City gas retailers including Indraprastha Gas Ltd, which supplies CNG to automobiles and piped cooking gas to households in the national capital, are likely to announce fuel price revision over the weekend, sources privy to the development said.

IGL had last raised CNG in Delhi by Rs 2 per kg to Rs 32 per kg from October 1.

Sources said the hike was necessitated because IGL and other city gas firms were being forced to buy expensive imported LNG as supplies from Reliance Industries' eastern offshore KG-D6 gas field have dried-up due to fall in output.

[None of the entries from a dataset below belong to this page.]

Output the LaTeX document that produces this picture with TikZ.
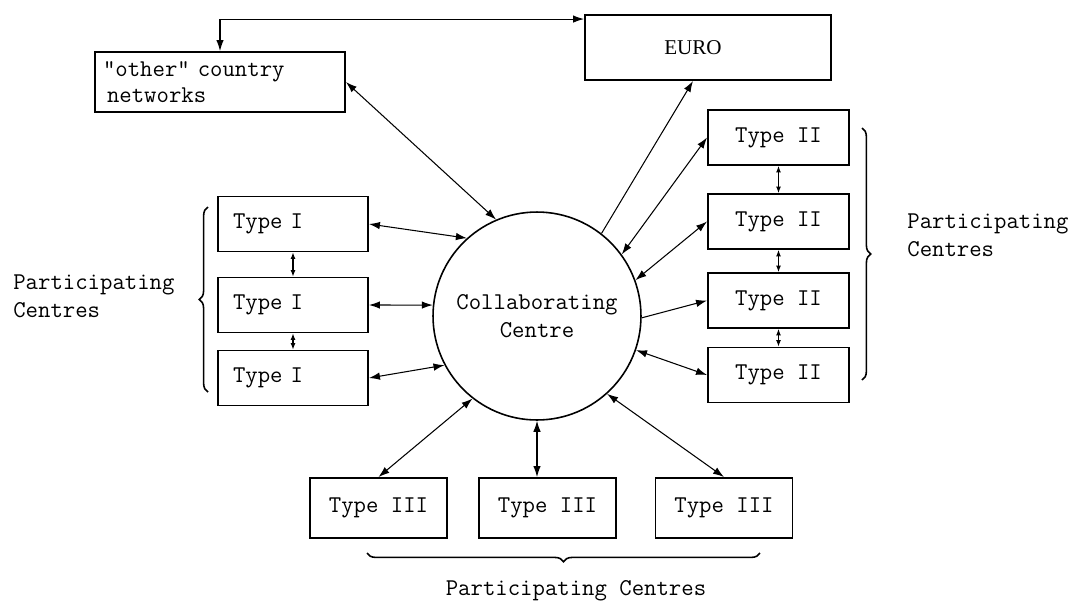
\documentclass[tikz,border=0pt]{standalone}
\usepackage{fontspec}
\setmainfont{Liberation Serif}
\usetikzlibrary{positioning,arrows.meta,calc,decorations.pathreplacing}
\tikzset{
  unitbox/.style={draw, line width=1.1pt, minimum height=1.1cm, inner sep=0pt, font=\ttfamily\fontsize{13.7}{15}\selectfont},
  typeone/.style={unitbox, text width=2.4cm, inner xsep=0.3cm, align=left},
  typetwo/.style={unitbox, minimum width=2.82cm},
  typethree/.style={unitbox, minimum width=2.74cm, minimum height=1.2cm},
  hub/.style={circle, draw, line width=0.9pt, minimum size=4.16cm, align=center, font=\ttfamily\fontsize{13.7}{16}\selectfont},
  dblarr/.style={{Latex[length=2.2mm,width=1.5mm]}-{Latex[length=2.2mm,width=1.5mm]}, line width=0.6pt},
  onearr/.style={-{Latex[length=2.2mm,width=1.5mm]}, line width=0.6pt},
  tinyarr/.style={{Latex[length=1.3mm,width=1mm]}-{Latex[length=1.3mm,width=1mm]}, line width=0.6pt},
  curly/.style={decorate, decoration={brace, amplitude=5pt}, line width=0.9pt},
  caption/.style={align=left, inner sep=0pt, font=\ttfamily\fontsize{13.7}{16}\selectfont}
}

\begin{document}
\begin{tikzpicture}[x=0.02cm, y=-0.02cm]
  \useasboundingbox (0,0) rectangle (1076,603);

  % hub and outside links
  \node[hub] (cc) at (537,316) {Collaborating\\Centre};
  \node[unitbox, text width=4.68cm, inner xsep=0.16cm, minimum height=1.2cm, align=left] (oth) at (220,82) {"other" country\\\hspace{0.08cm}networks};
  \node[unitbox, minimum width=4.92cm, minimum height=1.3cm, font=\rmfamily\fontsize{12}{14}\selectfont] (euro) at (708,47.5) {\hspace{-0.6cm}EURO};

  % type I column
  \node[typeone] (t11) at (293,224) {Type I};
  \node[typeone] (t12) at (293,305) {Type I};
  \node[typeone] (t13) at (293,378) {Type I};

  % type II column
  \node[typetwo] (t21) at (778.5,137.5) {Type II};
  \node[typetwo] (t22) at (778.5,221.5) {Type II};
  \node[typetwo] (t23) at (778.5,300.5) {Type II};
  \node[typetwo] (t24) at (778.5,375) {Type II};

  % type III row
  \node[typethree] (t31) at (378.5,508) {Type III};
  \node[typethree] (t32) at (547.5,508) {Type III};
  \node[typethree] (t33) at (724,508) {Type III};

  % labels
  \node[caption, anchor=west] (lbl1) at (13,296) {Participating\\Centres};
  \node[caption, anchor=west] (lbl2) at (907,235) {Participating\\Centres};
  \node[caption] (lbl3) at (576,591) {Participating Centres};

  % links
  \draw[dblarr] (oth.north) |- ([yshift=-0.1cm]euro.north west);
  \draw[dblarr] (oth.east) -- (cc.113);
  \draw[onearr] (cc.52) -- ([xshift=-0.3cm]euro.south);
  \draw[dblarr] (t11.east) -- (cc.132);
  \draw[dblarr] (t12.east) -- (cc.174);
  \draw[dblarr] (t13.east) -- (cc.208);
  \draw[dblarr] (t21.west) -- (cc.36);
  \draw[dblarr] (t22.west) -- (cc.20);
  \draw[onearr] (cc.-1) -- (t23.west);
  \draw[dblarr] (t24.west) -- (cc.-19);
  \draw[dblarr] (t31.north) -- (cc.232);
  \draw[dblarr] (cc.south) -- (cc.south |- t32.north);
  \draw[dblarr] (t33.north) -- (cc.-48);
  \draw[tinyarr] (t11) -- (t12);
  \draw[tinyarr] (t12) -- (t13);
  \draw[tinyarr] (t21) -- (t22);
  \draw[tinyarr] (t22) -- (t23);
  \draw[tinyarr] (t23) -- (t24);

  % braces
  \draw[curly] (208,392) -- (208,207);
  \draw[curly] (862,128) -- (862,380);
  \draw[curly] (760,553) -- (367,553);
\end{tikzpicture}
\end{document}
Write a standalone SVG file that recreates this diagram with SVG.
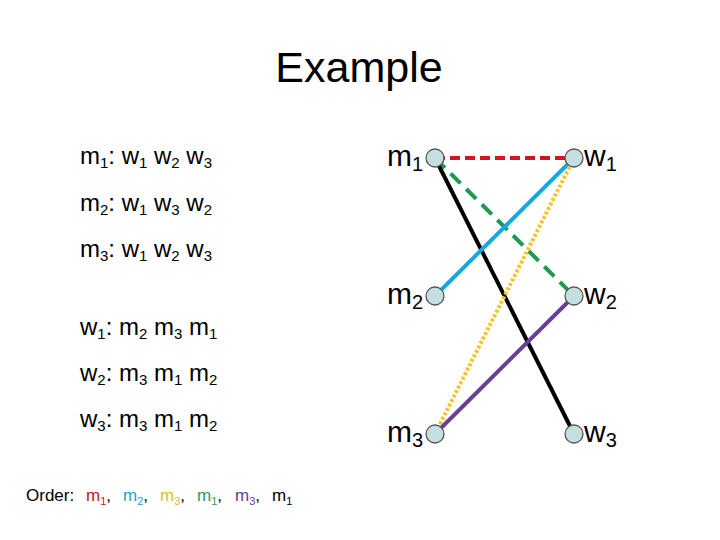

Also, the rupee depreciation has made raw material -- that is, natural gas from Reliance, state-owned GAIL and imported LNG -- even costlier.

Rupee was at about Rs 49.50 to the dollar at the time of last price hike and it is today close to Rs 53.

The government has fixed the price of domestic gas produced by state-owned ONGC and RIL in dollar terms and every time the rupee depreciates against the US currency, users end up paying more. Gas from both Reliance and ONGC is priced at $4.20 per million British thermal units.

IGL contracted 0.308 million standard cubic metres per day of gas from RIL, but following a 35% drop in KG-D6 output, supplies to city gas projects have been cut so that demand of priority power and fertiliser sector can be met.

Sources said companies like IGL and Mahanagar Gas Ltd in Mumbai are buying imported liquefied natural gas (LNG), which is priced at over $17 per mmBtu, to meet the shortfall.

IGL get up to 2.7 mmscmd of gas from domestic fields of Oil and Natural Gas Corp (ONGC) and buys another 0.6 mmscmd as LNG.